An Australian parliamentarian says he has sought the intervention of federal police in response to threats from Cambodian Prime Minister Hun Sen to beat citizens of the country on their home soil.
In a speech Wednesday in which he also threatened to boycott the ASEAN-Australia Special Summit in Sydney next month, Hun Sen said those who plan to demonstrate there should remember “that my visit is an honor for their [Australian] government.”
“If you burn my effigy, I will go after you and beat you up at your houses. I warn you in advance,” he said. “I want to be clear, if you have the right to burn [images of] me, I have the right to beat you up.”
At the summit, hundreds of protesters are planning to confront Hun Sen, who has ruled for more than three decades and recently had his country’s only viable opposition party dissolved ahead of elections in July.
Before that he vowed to kill several hundred people if necessary in order to win the ballot and has orchestrated a sweeping, prolonged assault on the media, civil society and political opponents.
Threats and sanctions
The premier’s inflammatory remarks this week came as Germany imposed punitive measures in response to these actions while the EU Council is reportedly about to request sanctions and a review of Cambodia’s crucial preferential access to their market.
In his speech Wednesday Hun Sen also threatened his would-be Australian hosts that he will “leave shame on the face at the scene” if they dare treat him inappropriately.

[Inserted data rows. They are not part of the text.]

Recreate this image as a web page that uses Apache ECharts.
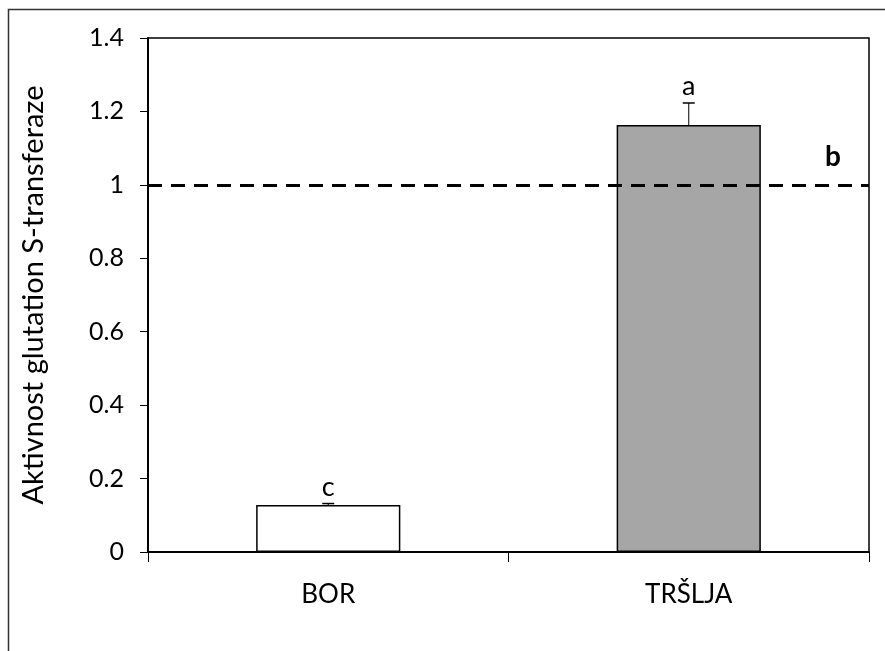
<!DOCTYPE html>
<html>
<head>
<meta charset="utf-8">
<script src="https://cdn.jsdelivr.net/npm/echarts@6/dist/echarts.min.js"></script>
<style>html,body{margin:0;padding:0;background:#fff}#c{width:885px;height:651px}</style>
</head>
<body>
<div id="c"></div>
<script>
const categories = ['BOR', 'TRŠLJA'];
const means = [0.128, 1.163];
const errors = [0.004, 0.06];
const letters = ['c', 'a'];
const controlLevel = 1.0;
const controlLetter = 'b';
const yTicks = [0, 0.2, 0.4, 0.6, 0.8, 1.0, 1.2, 1.4];
const barColors = ['#ffffff', '#a6a6a6'];

const FONT = 'Lato';
const chart = echarts.init(document.getElementById('c'), null, {renderer: 'canvas'});

chart.setOption({
  animation: false,
  backgroundColor: '#fff',
  graphic: [{
    type: 'rect', silent: true, z: -10,
    shape: {x: 8.5, y: 9.5, width: 900, height: 700},
    style: {fill: 'none', stroke: '#333', lineWidth: 1.5}
  }],
  grid: {left: 148, top: 38, right: 16, bottom: 99, show: true, borderColor: '#000', borderWidth: 1.5, backgroundColor: 'transparent'},
  xAxis: {
    type: 'category', data: categories,
    axisLine: {lineStyle: {color: '#000', width: 2}},
    axisTick: {show: true, length: 10, lineStyle: {color: '#000', width: 1}},
    axisLabel: {color: '#000', fontSize: 26, fontFamily: FONT, margin: 30}
  },
  yAxis: {
    type: 'value', min: yTicks[0], max: yTicks[yTicks.length - 1], interval: 0.2,
    name: 'Aktivnost glutation S-transferaze', nameLocation: 'middle', nameGap: 100,
    nameTextStyle: {color: '#000', fontSize: 29, fontFamily: FONT},
    splitLine: {show: false},
    axisLine: {show: true, lineStyle: {color: '#000', width: 2}},
    axisTick: {show: true, length: 8, lineStyle: {color: '#000', width: 1}},
    axisLabel: {color: '#000', fontSize: 25, fontFamily: FONT, margin: 24,
      formatter: v => String(Math.round(v * 10) / 10)}
  },
  series: [{
    type: 'bar', barWidth: '40%',
    data: means.map((v, i) => ({value: v, itemStyle: {color: barColors[i]}})),
    itemStyle: {borderColor: '#000', borderWidth: 1.5},
    markLine: {
      silent: true, symbol: 'none',
      lineStyle: {color: '#000', width: 3, type: [14, 9]},
      label: {show: true, position: 'insideEndTop', formatter: controlLetter,
        color: '#000', fontSize: 28, fontWeight: 'bold', fontFamily: FONT, distance: [28, 14]},
      data: [{yAxis: controlLevel}]
    },
    z: 2
  }, {
    type: 'custom', z: 3,
    data: means.map((v, i) => [i, v, errors[i]]),
    renderItem: function (params, api) {
      const i = api.value(0), m = api.value(1), e = api.value(2);
      const base = api.coord([i, m]);
      const top = api.coord([i, m + e]);
      const letter = letters[params.dataIndex];
      return {
        type: 'group',
        children: [
          {type: 'line', shape: {x1: base[0], y1: base[1], x2: top[0], y2: top[1]}, style: {stroke: '#000', lineWidth: 1}},
          {type: 'line', shape: {x1: top[0] - 6, y1: top[1], x2: top[0] + 6, y2: top[1]}, style: {stroke: '#000', lineWidth: 1.5}},
          {type: 'text', x: top[0], y: top[1] - 3, style: {text: letter, fill: '#000', font: '27px Lato', align: 'center', verticalAlign: 'bottom'}}
        ]
      };
    }
  }]
});
</script>
</body>
</html>
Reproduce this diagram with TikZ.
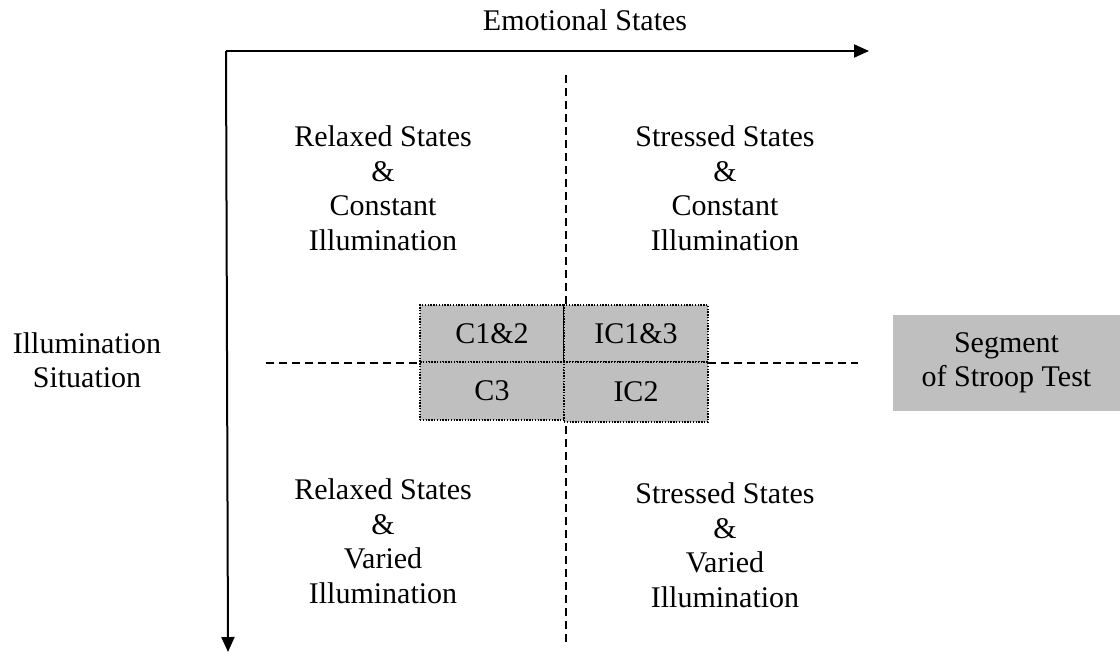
\documentclass[tikz,border=0pt]{standalone}
\usepackage{fontspec}
\setmainfont{Liberation Serif}
\usepackage{tikz}
\usetikzlibrary{arrows.meta, positioning}

\begin{document}
\begin{tikzpicture}[
  x=1pt, y=-1pt,
  %--- style definitions ---
  label/.style     = {align=center, inner sep=0pt, font=\fontsize{30}{34.5}\selectfont},
  cell/.style      = {rectangle, draw=black, fill=black!25, line width=1.4pt,
                      dash pattern=on 1.4pt off 1.4pt, minimum width=144pt,
                      minimum height=#1, inner sep=0pt,
                      font=\fontsize{30}{34.5}\selectfont},
  segbox/.style    = {rectangle, fill=black!25, minimum width=227pt,
                      minimum height=96pt, align=center, inner sep=0pt,
                      font=\fontsize{30}{34.5}\selectfont},
  axis/.style      = {-{Triangle[length=15pt,width=13pt]}, line width=2pt},
  divider/.style   = {line width=1.5pt, dash pattern=on 8pt off 5pt},
]
\useasboundingbox (0,0) rectangle (1120,654);

%% ── AXES ──────────────────────────────────────────────────────────────────
\coordinate (origin) at (226,51);
\coordinate (xend)   at (869,51);
\coordinate (yend)   at (228,652);
\draw[axis] (origin) -- (xend);
\draw[axis] (origin) -- (yend);

\node[label] (emo) at (585,20) {Emotional States};
\node[label] (ill) at (87,360) {Illumination\\Situation};

%% ── DIVIDERS ──────────────────────────────────────────────────────────────
\coordinate (vtop) at (566,75);
\coordinate (vbot) at (566,642);
\coordinate (hlft) at (266,363);
\coordinate (hrgt) at (858,363);
\draw[divider] (vtop) -- (vbot);
\draw[divider] (hlft) -- (hrgt);

%% ── QUADRANTS ─────────────────────────────────────────────────────────────
\node[label] (rc) at (383,188) {Relaxed States\\\&\\Constant\\Illumination};
\node[label] (sc) at (725,188) {Stressed States\\\&\\Constant\\Illumination};
\node[label] (rv) at (383,541) {Relaxed States\\\&\\Varied\\Illumination};
\node[label] (sv) at (725,545) {Stressed States\\\&\\Varied\\Illumination};

%% ── STROOP SEGMENTS ───────────────────────────────────────────────────────
\node[cell=57pt] (c12)  at (492,333.5) {C1\&2};
\node[cell=57pt] (ic13) at (636,333.5) {IC1\&3};
\node[cell=58pt] (c3)   at (492,391)   {C3};
\node[cell=60pt] (ic2)  at (636,392)   {IC2};

\node[segbox] (seg) at (1006.5,363) {Segment\\of Stroop Test};

\end{tikzpicture}
\end{document}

Cambodian-Australian Hong Lim, a veteran MP in the Victorian state parliament, said he contacted Australian Federal Police (AFP) on Thursday in relation to the threats and is taking the matter to Victorian State Premier Daniel Andrews as well as federal parliamentarians.
“Yeah I think they have an obligation to look after us and also if somebody is threatening to beat someone up that’s illegal, that’s a criminal offense and if they are actually following, that’s stalking, that’s a criminal offense.”
Lim said he was “astounded” that Hun Sen could make comments like this on the eve of a visit to another country, but that in Australia, the Cambodian PM seemed to get away with everything.
“I would have assumed that the federal police would have to go and get him at the airport and interrogate him. Any other person would have that consequence and why with this man is that not the case?”
“It looks like Australia is now being blackmailed, or held hostage — it’s my way or the highway,” he said.
'Embarrassment' for Australia
Only a few refugees in several years have been resettled under a controversial deal with Cambodia in exchange for tens of millions of aid dollars. Observers regularly suggest the deal is muzzling Canberra from speaking honestly about rampant human rights abuses and corruption under Hun Sen’s regime.
Rather than seeing Hun Sen’s visit as an honor, Lim characterized it more as an “embarrassment” for Australian Prime Minister Malcolm Turnbull’s government.
Canberra’s relationship with Phnom Penh is further complicated by the latter’s influence on in its long-term ambition for ASEAN membership and recent efforts Foreign Minister Julie Bishop has made, under domestic pressure, to secure the release of an Australian filmmaker charged with espionage in Cambodia.
Australia has also just accepted as refugees the wife and family of slain Cambodian political activist Kem Ley, a hugely popular figure who was assassinated in 2016 in what many in the country consider to have been a state-sponsored hit.
The Australian Department of Foreign Affairs and Trade and the Australian Embassy in Phnom Penh did respond to VOA requests for comment.
The Australian Federal Police told VOA they had yet to receive a referral regarding the issue but would evaluate the situation in accordance with standard procedures if they did.
Carl Thayer, an emeritus professor and the University of New South Wales and a regional expert, said Hun Sen’s threat could be seen as “ an incitement” as information was surfacing that Phnom Penh was orchestrating a counter protest for the summit.
“Well, look, you know I think that obviously the federal police will have to listen and evaluate threats to Australian citizens and I think that the threat there is not that Hun Sen would do it but some of his supporters in this country,” he said.
“I’m told there is an attempt to organize some sort of pro Hun Sen activity to counter what’s going on,” he added, stressing details were very vague.
Controversy in US
Another assertion by the Cambodian premier, that his absence would invalidate any ASEAN consensus at the Australia summit, was not true, Thayer said.
Hun Sen could, however, wreak havoc on Australia’s attempts to foster closer ties with the association by rallying members against them, he said.
The Cambodian premier’s family has courted controversy during several recent trips abroad.
During a 2016 trip to the United States, his son Hun Manet was confronted by protesters everywhere he went and forced to pull out of one event while his bodyguards were accused of assaulting a process server attempting to hand them legal papers at another.
Later that year when he traveled to Australia, his reception from the local Cambodian community was equally frosty.
This week Germany announced that preferential visas had been punitively withdrawn from senior Cambodian officials, including Hun Sen and his family.
The Financial Times has reported that EU Council Conclusions set for Monday will warn of a possible rollback of Cambodia’s duty and quota free access to their market and request enhanced monitoring of it.
Moves in the United States are underway to impose targeted sanctions against members of Hun Sen’s regime including asset freezes.